98% of industrial Hydrogen is presently made through a chemical process known as steam methane reformation (SMR). Steam is reacted to methane in a multi step process, with the end result being hydrogen mixed with carbon dioxide and small amounts of carbon monoxide. There are three main disadvantages to this conventional chemical technology of SMR. The first is that the steam reforming reaction requires a tremendous amount of heat input in order to be started and sustained, since it is an endothermic process. The second is the use of a multi step pressure swing adsorption (PSA) system to purify the product hydrogen, which requires a significant expenditure of energy, and the third is the fact that SMR systems are difficult and costly to scale down to compact systems. Hydrogen production, via a mixture of catalytic partial oxidation (CPOX) and water-gas shift (WGS) reactions, successfully deals with several challenges that SMR systems face.

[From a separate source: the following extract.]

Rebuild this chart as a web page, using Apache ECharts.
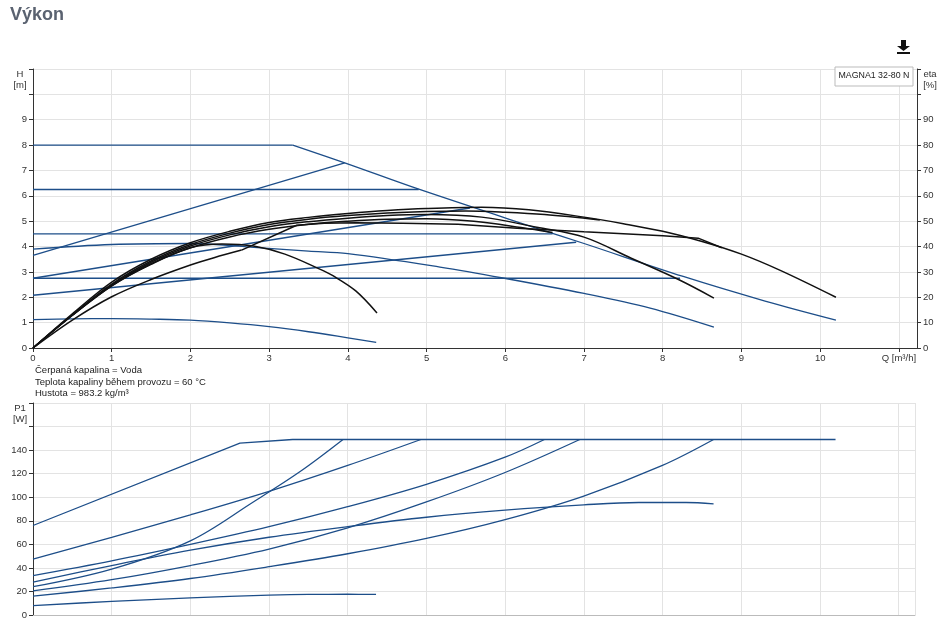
<!DOCTYPE html>
<html><head><meta charset="utf-8">
<script src="https://cdn.jsdelivr.net/npm/echarts@6/dist/echarts.min.js"></script>
<style>html,body{margin:0;padding:0;background:#fff}#c{width:948px;height:631px}</style>
</head><body><div id="c"></div>
<script>
// ---- Data (Q in m3/h) ----
// Head curves H [m] (blue)
const hMaxFlat = [[0,8],[3.3,8]];
const hMaxDrop = [[3.3,8],[3.96,7.3],[4.92,6.24],[6.4,4.72],[7,4.12],[8.26,2.82],[9.3,1.85],[10.2,1.1]];
const hProp1 = [[0,3.65],[3.96,7.3]];
const hConst1 = [[0,6.25],[4.9,6.25]];
const hConst2 = [[0,4.5],[6.6,4.5]];
const hSpeed = [[0,3.9],[1,4.08],[2,4.12],[2.76,3.98],[3.5,3.82],[4.0,3.72],[5.17,3.19],[5.97,2.76],[7,2.15],[7.84,1.57],[8.65,0.82]];
const hProp2 = [[0,2.75],[5.55,5.52]];
const hConst3 = [[0,2.75],[8.22,2.75]];
const hProp3 = [[0,2.08],[6.9,4.17]];
const hLow = [[0,1.12],[0.5,1.15],[1,1.16],[1.5,1.14],[2,1.1],[2.5,0.99],[3,0.84],[3.5,0.64],[4,0.4],[4.36,0.22]];
// Efficiency curves eta [%] (black)
const eta1 = [[0,0],[0.5,13.5],[1,26],[1.5,35],[2,41.5],[2.5,46],[3,49.5],[3.5,51.5],[4,53],[4.5,54.2],[5,55],[5.7,55.5],[6.3,54.5],[7,51.6],[7.5,49],[8,46],[8.5,42],[9,37],[9.5,30.5],[10.2,20]];
const eta2 = [[0,0],[0.5,13],[1,25.2],[1.5,34.3],[2,40.8],[2.5,45.3],[3,48.7],[3.5,50.8],[4,52.2],[4.5,53.2],[5,53.8],[5.5,54],[6,53.5],[6.5,52.6],[7.2,50.5]];
const eta3 = [[0,0],[0.5,13],[1,24.8],[1.5,33.8],[2,40.2],[2.5,44.6],[3,47.8],[3.5,49.8],[4,51.2],[4.5,52.2],[5,52.6],[5.7,51.6],[6.4,47.6],[7,43.7],[7.6,35.4],[8.2,27],[8.65,19.7]];
const eta4 = [[0,0],[0.5,12.8],[1,24.5],[1.5,33.2],[2,39.5],[2.5,43.8],[3,46.8],[3.5,48.8],[4,50],[4.5,50.8],[5,51],[5.6,50],[6.2,47.5],[6.6,45.5]];
const eta5 = [[0,0],[0.5,13],[1,24.5],[1.5,33],[2,39.5],[2.4,41],[2.8,40.2],[3.2,37],[3.65,31],[3.81,28.5],[4.1,22.5],[4.37,13.8]];
const eta6Low = [[0,0],[0.5,11],[1,20.2],[1.5,27],[2,32.7],[2.3,35.6],[2.65,38.6]];
const eta6Up = [[2.65,38.6],[3.35,48.4],[3.7,49.2],[4.1,49.4],[4.7,49.2],[5.4,48.8],[6.15,47.2],[7,45.8],[8,44.3],[8.45,43.3],[8.75,39.5]];
// Power curves P1 [W] (blue)
const pMax = [[0,76],[2.63,146],[3.3,149],[10.2,149]];
const pA = [[0,24],[1,39],[2,63],[2.8,96],[3.4,122],[3.94,149]];
const pB = [[0,47.5],[1,66],[2,85],[3,105],[4,127],[4.93,149]];
const pC = [[0,33.5],[1,46],[2,60],[3,75],[4,92],[5,111],[6,134],[6.5,149]];
const pD = [[0,20.5],[1,30],[2,42],[3,56],[4,74],[5,96],[6,121],[6.95,149]];
const pE = [[0,16],[1,23],[2,31],[3,41],[4,52],[5,65],[6,81],[7,101],[8,127],[8.65,149]];
const pSpeed = [[0,28],[1,42],[2,55],[3,66],[4,75],[5,83],[6,89],[7,93.5],[7.7,95.5],[8.3,95.5],[8.65,94.4]];
const pLow = [[0,8],[1,11.5],[2,14.5],[3,16.8],[3.5,17.5],[4,17.6],[4.36,17.5]];

const qLabelLast = 'Q [m³/h]';
const infoLines = ['Čerpaná kapalina = Voda','Teplota kapaliny během provozu = 60 °C','Hustota = 983.2 kg/m³'];
const legendText = 'MAGNA1 32-80 N';

const BLUE = '#1d4e89', BLACK = '#111', GRID = '#e3e3e3', AX = '#333';
const FONT = '"Liberation Sans", Arial, sans-serif';

function blue(data, x, y, smooth){ return {type:'line', xAxisIndex:x, yAxisIndex:y, data, showSymbol:false, smooth: smooth?0.35:false, lineStyle:{color:BLUE,width:1.3}, silent:true}; }
function black(data, smooth){ return {type:'line', xAxisIndex:0, yAxisIndex:1, data, showSymbol:false, smooth: smooth?0.35:false, lineStyle:{color:BLACK,width:1.5}, silent:true}; }

const chart = echarts.init(document.getElementById('c'), null, {renderer:'canvas'});
chart.setOption({
  animation:false,
  textStyle:{fontFamily:FONT},
  grid:[
    {left:33, right:31, top:69, bottom:283},
    {left:33, right:33, top:403, bottom:16}
  ],
  xAxis:[
    {gridIndex:0, type:'value', min:0, max:11.23, interval:1,
     axisLine:{show:true, onZero:false, lineStyle:{color:AX}},
     axisTick:{show:true, length:4, lineStyle:{color:AX}},
     axisLabel:{fontSize:9.5, color:AX, margin:5, fontFamily:FONT, showMaxLabel:false,
       formatter:v => (v===11 ? qLabelLast : (Number.isInteger(v) && v<=10 ? String(v) : ''))},
     splitLine:{show:true, lineStyle:{color:GRID}}},
    {gridIndex:1, type:'value', min:0, max:11.21, interval:1,
     axisLine:{show:true, onZero:false, lineStyle:{color:'#bbb'}},
     axisTick:{show:false}, axisLabel:{show:false},
     splitLine:{show:true, lineStyle:{color:GRID}}}
  ],
  yAxis:[
    {gridIndex:0, type:'value', min:0, max:11, interval:1, position:'left',
     axisLine:{show:true, onZero:false, lineStyle:{color:AX}},
     axisTick:{show:true, length:4, lineStyle:{color:AX}},
     axisLabel:{fontSize:9.5, color:AX, margin:6, fontFamily:FONT, formatter:v => (v<=9 ? String(v) : '')},
     splitLine:{show:true, lineStyle:{color:GRID}}},
    {gridIndex:0, type:'value', min:0, max:110, interval:10, position:'right',
     axisLine:{show:true, onZero:false, lineStyle:{color:AX}},
     axisTick:{show:true, length:4, lineStyle:{color:AX}},
     axisLabel:{fontSize:9.5, color:AX, margin:6, fontFamily:FONT, formatter:v => (v<=90 ? String(v) : '')},
     splitLine:{show:false}},
    {gridIndex:1, type:'value', min:0, max:180, interval:20, position:'left',
     axisLine:{show:true, onZero:false, lineStyle:{color:AX}},
     axisTick:{show:true, length:4, lineStyle:{color:AX}},
     axisLabel:{fontSize:9.5, color:AX, margin:6, fontFamily:FONT, formatter:v => (v<=140 ? String(v) : '')},
     splitLine:{show:true, lineStyle:{color:GRID}}}
  ],
  series:[
    blue(hMaxFlat,0,0,false), blue(hMaxDrop,0,0,true), blue(hProp1,0,0,false), blue(hConst1,0,0,false), blue(hConst2,0,0,false),
    blue(hSpeed,0,0,true), blue(hProp2,0,0,false), blue(hConst3,0,0,false), blue(hProp3,0,0,false), blue(hLow,0,0,true),
    black(eta1,true), black(eta2,true), black(eta3,true), black(eta4,true), black(eta5,true), black(eta6Low,true), black(eta6Up,false),
    blue(pMax,1,2,false), blue(pA,1,2,true), blue(pB,1,2,true), blue(pC,1,2,true), blue(pD,1,2,true),
    blue(pE,1,2,true), blue(pSpeed,1,2,true), blue(pLow,1,2,true)
  ],
  graphic:[
    {type:'text', left:10, top:6, style:{text:'Výkon', font:'bold 18px '+FONT, fill:'#5a6270'}},
    {type:'group', left:897, top:40, children:[
      {type:'rect', shape:{x:4, y:0, width:5, height:6}, style:{fill:'#111'}},
      {type:'polygon', shape:{points:[[0,6],[13,6],[6.5,11]]}, style:{fill:'#111'}},
      {type:'rect', shape:{x:0, y:12, width:13, height:2}, style:{fill:'#111'}}
    ]},
    {type:'rect', shape:{x:835, y:67, width:78, height:19}, style:{fill:'#fff', stroke:'#bbb', lineWidth:1}, z:10},
    {type:'text', x:838.5, y:71.5, style:{text:legendText, font:'8.8px '+FONT, fill:'#222'}, z:11},
    {type:'text', x:20, y:69, style:{text:'H\n[m]', font:'9.5px '+FONT, fill:AX, align:'center', lineHeight:11}},
    {type:'text', x:930, y:69, style:{text:'eta\n[%]', font:'9.5px '+FONT, fill:AX, align:'center', lineHeight:11}},
    {type:'text', x:20, y:403, style:{text:'P1\n[W]', font:'9.5px '+FONT, fill:AX, align:'center', lineHeight:11}},
    {type:'text', x:35, y:365, style:{text:infoLines.join('\n'), font:'9.5px '+FONT, fill:'#222', lineHeight:11.5}}
  ]
});
</script></body></html>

The exothermic partial oxidation reaction only requires an initial heat input and is then able to continue on its own. CPOX-WGS systems scale down better than SMR systems (fewer unit operations), and the palladium based hydrogen separation membrane incorporated into the design is an improvement over the PSA process, producing ultra-high purity hydrogen. Fast startup times are archived by the system integration of a metal hydride storage system, which enables instantaneous hydrogen production and fast transient responses. QSI has improved process design for the CPOX process, leading to reaction efficiencies of up to 92% of theoretical numbers at atmospheric pressure and greater than 70% efficiencies at 100 psi. This catalyst is 83% more efficient than anything previously tested, and is the key to making a viable, compact and efficient hydrogen production system that is an improvement over existing SMR technology.